[Data entries]
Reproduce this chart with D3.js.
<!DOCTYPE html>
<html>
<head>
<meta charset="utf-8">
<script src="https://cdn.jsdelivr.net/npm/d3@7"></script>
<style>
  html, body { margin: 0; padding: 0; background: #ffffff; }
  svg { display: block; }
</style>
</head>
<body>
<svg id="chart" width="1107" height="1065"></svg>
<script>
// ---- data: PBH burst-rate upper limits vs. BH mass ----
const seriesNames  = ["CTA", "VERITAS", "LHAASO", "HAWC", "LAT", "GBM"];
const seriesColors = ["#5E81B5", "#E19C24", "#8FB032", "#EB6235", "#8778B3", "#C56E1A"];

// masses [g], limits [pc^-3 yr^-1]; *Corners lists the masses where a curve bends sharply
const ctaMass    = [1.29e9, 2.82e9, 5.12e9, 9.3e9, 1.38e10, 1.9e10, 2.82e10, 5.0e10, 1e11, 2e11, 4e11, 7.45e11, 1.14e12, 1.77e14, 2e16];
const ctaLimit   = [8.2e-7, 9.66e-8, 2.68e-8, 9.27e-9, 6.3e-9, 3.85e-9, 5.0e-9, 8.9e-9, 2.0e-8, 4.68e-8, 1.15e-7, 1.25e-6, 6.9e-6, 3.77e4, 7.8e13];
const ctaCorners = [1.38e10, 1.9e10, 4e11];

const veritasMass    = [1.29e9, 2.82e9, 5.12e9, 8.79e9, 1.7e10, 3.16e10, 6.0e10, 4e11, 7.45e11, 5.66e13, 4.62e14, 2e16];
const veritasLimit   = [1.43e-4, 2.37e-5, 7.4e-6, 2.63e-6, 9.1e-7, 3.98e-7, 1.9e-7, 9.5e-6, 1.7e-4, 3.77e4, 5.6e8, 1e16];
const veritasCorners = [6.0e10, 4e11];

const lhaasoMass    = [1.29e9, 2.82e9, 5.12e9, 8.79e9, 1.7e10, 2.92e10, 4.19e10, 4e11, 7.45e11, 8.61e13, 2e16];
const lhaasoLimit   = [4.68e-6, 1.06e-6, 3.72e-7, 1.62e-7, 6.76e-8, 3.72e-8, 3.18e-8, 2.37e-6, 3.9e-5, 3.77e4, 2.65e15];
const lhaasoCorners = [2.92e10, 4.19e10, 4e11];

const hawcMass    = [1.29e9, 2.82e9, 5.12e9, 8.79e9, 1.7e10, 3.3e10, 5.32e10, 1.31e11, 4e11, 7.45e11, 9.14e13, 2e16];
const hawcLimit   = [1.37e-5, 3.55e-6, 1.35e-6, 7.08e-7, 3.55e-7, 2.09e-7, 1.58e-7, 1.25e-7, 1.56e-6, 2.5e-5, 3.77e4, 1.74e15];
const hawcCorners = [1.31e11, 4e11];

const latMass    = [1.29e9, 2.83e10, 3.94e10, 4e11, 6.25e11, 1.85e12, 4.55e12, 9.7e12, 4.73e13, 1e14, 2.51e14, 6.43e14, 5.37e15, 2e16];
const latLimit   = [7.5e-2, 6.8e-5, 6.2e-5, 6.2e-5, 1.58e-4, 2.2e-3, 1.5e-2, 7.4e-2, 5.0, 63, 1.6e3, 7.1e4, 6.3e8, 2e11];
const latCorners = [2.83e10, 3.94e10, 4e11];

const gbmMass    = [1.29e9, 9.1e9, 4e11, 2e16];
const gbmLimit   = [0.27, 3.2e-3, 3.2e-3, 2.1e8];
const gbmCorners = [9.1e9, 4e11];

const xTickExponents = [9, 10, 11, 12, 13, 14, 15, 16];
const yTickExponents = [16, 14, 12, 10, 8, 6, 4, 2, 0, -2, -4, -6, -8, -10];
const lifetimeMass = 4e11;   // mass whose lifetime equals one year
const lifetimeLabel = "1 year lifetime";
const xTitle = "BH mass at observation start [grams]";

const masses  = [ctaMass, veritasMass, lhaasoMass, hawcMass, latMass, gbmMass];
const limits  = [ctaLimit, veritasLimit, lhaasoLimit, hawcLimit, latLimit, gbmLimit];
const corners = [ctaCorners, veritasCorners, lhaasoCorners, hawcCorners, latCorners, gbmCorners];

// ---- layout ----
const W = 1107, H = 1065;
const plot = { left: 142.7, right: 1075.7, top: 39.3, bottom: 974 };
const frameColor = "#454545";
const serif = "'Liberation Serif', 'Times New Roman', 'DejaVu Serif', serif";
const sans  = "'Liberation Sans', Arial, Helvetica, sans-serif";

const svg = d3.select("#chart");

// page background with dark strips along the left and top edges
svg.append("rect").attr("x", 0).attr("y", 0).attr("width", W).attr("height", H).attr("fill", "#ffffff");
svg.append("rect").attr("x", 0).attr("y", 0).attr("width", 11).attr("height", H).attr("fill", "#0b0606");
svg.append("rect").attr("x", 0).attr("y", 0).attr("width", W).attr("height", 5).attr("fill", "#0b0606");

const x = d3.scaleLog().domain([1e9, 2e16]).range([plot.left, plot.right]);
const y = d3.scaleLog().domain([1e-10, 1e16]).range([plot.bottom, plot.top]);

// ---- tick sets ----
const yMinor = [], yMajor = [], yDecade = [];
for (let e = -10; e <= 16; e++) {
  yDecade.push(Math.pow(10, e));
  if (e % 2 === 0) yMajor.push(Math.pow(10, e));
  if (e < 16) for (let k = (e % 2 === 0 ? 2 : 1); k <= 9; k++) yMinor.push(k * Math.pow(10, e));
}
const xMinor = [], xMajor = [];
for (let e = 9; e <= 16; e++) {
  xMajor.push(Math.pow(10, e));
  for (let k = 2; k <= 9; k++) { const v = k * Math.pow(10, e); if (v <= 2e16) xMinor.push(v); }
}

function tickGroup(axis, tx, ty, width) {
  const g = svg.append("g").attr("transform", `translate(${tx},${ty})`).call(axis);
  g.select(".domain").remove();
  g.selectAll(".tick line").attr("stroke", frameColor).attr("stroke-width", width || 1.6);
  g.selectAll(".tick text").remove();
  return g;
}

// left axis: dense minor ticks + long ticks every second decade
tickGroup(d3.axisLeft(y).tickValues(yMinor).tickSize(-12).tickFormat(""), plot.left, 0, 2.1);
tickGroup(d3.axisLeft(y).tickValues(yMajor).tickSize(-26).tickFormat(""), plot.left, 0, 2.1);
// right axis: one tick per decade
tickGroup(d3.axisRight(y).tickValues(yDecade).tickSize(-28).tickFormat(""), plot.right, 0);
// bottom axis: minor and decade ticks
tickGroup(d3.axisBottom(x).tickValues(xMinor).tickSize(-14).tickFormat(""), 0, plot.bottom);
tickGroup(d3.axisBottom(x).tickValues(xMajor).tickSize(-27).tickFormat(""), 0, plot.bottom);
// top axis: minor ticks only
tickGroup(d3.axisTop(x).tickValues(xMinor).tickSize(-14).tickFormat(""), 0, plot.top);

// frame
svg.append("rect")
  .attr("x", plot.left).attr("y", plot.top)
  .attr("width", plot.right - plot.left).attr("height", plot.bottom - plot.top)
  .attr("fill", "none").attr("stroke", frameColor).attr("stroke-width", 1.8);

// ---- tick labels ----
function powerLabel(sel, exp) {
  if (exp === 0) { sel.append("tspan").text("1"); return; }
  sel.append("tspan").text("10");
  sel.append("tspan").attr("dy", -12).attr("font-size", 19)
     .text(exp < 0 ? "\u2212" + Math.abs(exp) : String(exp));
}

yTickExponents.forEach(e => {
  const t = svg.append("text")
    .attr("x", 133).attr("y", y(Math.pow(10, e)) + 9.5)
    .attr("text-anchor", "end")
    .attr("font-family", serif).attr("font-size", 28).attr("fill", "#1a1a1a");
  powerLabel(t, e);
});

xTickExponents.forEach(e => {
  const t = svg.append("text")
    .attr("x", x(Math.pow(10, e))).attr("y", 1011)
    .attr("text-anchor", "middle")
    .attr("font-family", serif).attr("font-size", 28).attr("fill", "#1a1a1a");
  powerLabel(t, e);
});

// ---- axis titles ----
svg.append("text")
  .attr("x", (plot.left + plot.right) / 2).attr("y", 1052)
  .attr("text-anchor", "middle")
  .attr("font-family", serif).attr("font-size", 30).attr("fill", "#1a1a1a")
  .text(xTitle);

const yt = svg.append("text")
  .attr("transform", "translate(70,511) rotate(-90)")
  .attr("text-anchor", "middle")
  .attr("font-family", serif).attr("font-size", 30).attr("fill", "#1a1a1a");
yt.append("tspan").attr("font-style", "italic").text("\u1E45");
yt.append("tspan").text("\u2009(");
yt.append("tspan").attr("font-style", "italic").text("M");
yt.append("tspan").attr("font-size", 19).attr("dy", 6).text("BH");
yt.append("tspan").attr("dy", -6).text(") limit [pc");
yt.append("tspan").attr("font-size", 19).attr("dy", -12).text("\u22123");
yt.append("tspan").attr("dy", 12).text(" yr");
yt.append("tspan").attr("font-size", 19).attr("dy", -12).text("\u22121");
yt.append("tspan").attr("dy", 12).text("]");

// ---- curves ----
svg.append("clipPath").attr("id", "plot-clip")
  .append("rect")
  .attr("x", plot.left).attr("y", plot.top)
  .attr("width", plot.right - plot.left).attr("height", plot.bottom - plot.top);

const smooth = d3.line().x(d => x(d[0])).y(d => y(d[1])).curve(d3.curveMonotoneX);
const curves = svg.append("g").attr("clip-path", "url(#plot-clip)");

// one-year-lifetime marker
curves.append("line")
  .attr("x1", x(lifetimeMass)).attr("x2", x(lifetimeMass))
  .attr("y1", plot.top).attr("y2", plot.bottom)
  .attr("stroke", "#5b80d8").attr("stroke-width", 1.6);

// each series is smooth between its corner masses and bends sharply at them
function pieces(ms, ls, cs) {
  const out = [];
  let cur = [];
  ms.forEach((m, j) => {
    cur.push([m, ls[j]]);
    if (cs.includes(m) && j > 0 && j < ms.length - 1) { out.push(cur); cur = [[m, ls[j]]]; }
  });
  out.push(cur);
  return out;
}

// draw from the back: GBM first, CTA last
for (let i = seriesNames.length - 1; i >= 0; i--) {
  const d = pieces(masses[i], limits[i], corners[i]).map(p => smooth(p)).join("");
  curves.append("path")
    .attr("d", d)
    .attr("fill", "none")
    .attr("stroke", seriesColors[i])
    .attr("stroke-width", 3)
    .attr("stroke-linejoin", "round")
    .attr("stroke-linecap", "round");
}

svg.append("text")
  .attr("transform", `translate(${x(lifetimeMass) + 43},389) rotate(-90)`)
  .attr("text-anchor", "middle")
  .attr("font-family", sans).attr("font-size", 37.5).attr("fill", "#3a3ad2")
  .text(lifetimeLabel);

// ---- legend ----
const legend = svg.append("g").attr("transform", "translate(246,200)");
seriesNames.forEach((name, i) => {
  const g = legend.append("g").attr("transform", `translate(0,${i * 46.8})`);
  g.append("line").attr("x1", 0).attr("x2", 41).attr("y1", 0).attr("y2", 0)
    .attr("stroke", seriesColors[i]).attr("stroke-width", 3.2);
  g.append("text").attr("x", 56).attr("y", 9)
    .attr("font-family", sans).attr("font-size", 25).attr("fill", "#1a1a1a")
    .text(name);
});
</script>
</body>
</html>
---
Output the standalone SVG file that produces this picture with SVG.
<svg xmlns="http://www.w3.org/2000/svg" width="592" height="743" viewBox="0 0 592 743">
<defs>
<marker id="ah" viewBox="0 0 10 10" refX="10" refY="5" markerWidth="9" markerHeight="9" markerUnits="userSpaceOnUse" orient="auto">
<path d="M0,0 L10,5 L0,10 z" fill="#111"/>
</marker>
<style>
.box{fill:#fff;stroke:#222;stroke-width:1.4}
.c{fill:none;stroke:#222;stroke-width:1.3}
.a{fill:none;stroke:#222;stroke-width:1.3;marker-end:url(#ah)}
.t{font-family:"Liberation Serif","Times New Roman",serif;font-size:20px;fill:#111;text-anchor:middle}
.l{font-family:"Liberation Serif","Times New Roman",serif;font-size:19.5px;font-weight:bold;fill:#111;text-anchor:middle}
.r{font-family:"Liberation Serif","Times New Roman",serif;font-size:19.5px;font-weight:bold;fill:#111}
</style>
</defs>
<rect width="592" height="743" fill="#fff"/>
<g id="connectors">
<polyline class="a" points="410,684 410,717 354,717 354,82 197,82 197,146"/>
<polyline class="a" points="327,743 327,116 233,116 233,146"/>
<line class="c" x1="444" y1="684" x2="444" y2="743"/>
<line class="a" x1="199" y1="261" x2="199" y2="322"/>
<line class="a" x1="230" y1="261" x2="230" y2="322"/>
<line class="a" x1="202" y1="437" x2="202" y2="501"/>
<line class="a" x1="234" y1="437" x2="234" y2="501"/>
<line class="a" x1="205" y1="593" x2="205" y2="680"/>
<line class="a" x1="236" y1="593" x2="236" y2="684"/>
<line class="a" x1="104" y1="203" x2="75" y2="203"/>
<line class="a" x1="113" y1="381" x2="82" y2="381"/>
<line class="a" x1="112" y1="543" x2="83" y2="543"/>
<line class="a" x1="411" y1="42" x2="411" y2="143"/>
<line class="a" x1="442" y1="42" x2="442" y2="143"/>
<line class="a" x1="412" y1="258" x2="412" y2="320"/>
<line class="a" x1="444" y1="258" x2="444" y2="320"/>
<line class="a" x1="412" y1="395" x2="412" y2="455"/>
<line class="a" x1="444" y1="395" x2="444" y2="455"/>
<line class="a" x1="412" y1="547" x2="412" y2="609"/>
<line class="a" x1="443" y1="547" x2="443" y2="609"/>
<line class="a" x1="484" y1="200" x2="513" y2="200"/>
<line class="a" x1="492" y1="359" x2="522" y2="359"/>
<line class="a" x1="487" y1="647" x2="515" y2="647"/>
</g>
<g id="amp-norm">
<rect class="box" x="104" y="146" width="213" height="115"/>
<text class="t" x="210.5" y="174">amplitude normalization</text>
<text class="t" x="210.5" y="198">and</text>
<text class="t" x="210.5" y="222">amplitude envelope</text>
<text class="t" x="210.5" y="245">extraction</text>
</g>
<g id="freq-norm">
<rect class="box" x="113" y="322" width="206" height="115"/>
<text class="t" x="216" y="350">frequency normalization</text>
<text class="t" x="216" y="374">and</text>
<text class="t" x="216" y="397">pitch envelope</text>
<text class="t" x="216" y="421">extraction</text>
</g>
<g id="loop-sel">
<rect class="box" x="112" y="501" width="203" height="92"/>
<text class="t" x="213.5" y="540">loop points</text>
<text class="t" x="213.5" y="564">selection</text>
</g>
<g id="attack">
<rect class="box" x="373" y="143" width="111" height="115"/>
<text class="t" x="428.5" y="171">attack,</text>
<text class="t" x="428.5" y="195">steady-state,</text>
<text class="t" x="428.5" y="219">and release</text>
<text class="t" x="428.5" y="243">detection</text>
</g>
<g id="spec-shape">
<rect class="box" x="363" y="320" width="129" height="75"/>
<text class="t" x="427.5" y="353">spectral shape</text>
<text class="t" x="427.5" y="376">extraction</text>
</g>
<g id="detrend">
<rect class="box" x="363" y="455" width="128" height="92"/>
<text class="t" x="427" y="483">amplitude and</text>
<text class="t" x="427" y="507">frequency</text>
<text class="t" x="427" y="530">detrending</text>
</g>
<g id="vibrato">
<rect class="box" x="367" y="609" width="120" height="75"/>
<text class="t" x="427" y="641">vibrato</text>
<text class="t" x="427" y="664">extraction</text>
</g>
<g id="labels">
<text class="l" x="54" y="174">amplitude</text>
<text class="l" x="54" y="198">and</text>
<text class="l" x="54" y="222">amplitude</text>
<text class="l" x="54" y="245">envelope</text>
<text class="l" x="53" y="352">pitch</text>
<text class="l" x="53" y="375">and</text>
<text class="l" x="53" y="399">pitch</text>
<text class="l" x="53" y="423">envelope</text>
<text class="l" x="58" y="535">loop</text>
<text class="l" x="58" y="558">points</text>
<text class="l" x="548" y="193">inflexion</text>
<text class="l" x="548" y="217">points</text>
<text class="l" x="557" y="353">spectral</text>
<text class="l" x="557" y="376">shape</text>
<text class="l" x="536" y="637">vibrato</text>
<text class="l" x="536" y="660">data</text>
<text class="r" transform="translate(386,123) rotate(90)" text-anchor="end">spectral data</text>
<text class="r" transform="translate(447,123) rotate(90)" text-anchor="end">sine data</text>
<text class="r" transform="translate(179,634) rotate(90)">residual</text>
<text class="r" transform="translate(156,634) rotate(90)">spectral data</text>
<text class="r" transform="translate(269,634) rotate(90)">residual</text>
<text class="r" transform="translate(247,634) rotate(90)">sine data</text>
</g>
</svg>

WHAT YOU SHOULD DO: Reproduce the lines exactly, taking as the first line the one with "Reproduce this chart with D3.js." and as the last line the one with "const veritasCorners = [6.0e10, 4e11];", and include nothing else.

SOLUTION FOR THIS PROBLEM:
Reproduce this chart with D3.js.
<!DOCTYPE html>
<html>
<head>
<meta charset="utf-8">
<script src="https://cdn.jsdelivr.net/npm/d3@7"></script>
<style>
  html, body { margin: 0; padding: 0; background: #ffffff; }
  svg { display: block; }
</style>
</head>
<body>
<svg id="chart" width="1107" height="1065"></svg>
<script>
// ---- data: PBH burst-rate upper limits vs. BH mass ----
const seriesNames  = ["CTA", "VERITAS", "LHAASO", "HAWC", "LAT", "GBM"];
const seriesColors = ["#5E81B5", "#E19C24", "#8FB032", "#EB6235", "#8778B3", "#C56E1A"];

// masses [g], limits [pc^-3 yr^-1]; *Corners lists the masses where a curve bends sharply
const ctaMass    = [1.29e9, 2.82e9, 5.12e9, 9.3e9, 1.38e10, 1.9e10, 2.82e10, 5.0e10, 1e11, 2e11, 4e11, 7.45e11, 1.14e12, 1.77e14, 2e16];
const ctaLimit   = [8.2e-7, 9.66e-8, 2.68e-8, 9.27e-9, 6.3e-9, 3.85e-9, 5.0e-9, 8.9e-9, 2.0e-8, 4.68e-8, 1.15e-7, 1.25e-6, 6.9e-6, 3.77e4, 7.8e13];
const ctaCorners = [1.38e10, 1.9e10, 4e11];

const veritasMass    = [1.29e9, 2.82e9, 5.12e9, 8.79e9, 1.7e10, 3.16e10, 6.0e10, 4e11, 7.45e11, 5.66e13, 4.62e14, 2e16];
const veritasLimit   = [1.43e-4, 2.37e-5, 7.4e-6, 2.63e-6, 9.1e-7, 3.98e-7, 1.9e-7, 9.5e-6, 1.7e-4, 3.77e4, 5.6e8, 1e16];
const veritasCorners = [6.0e10, 4e11];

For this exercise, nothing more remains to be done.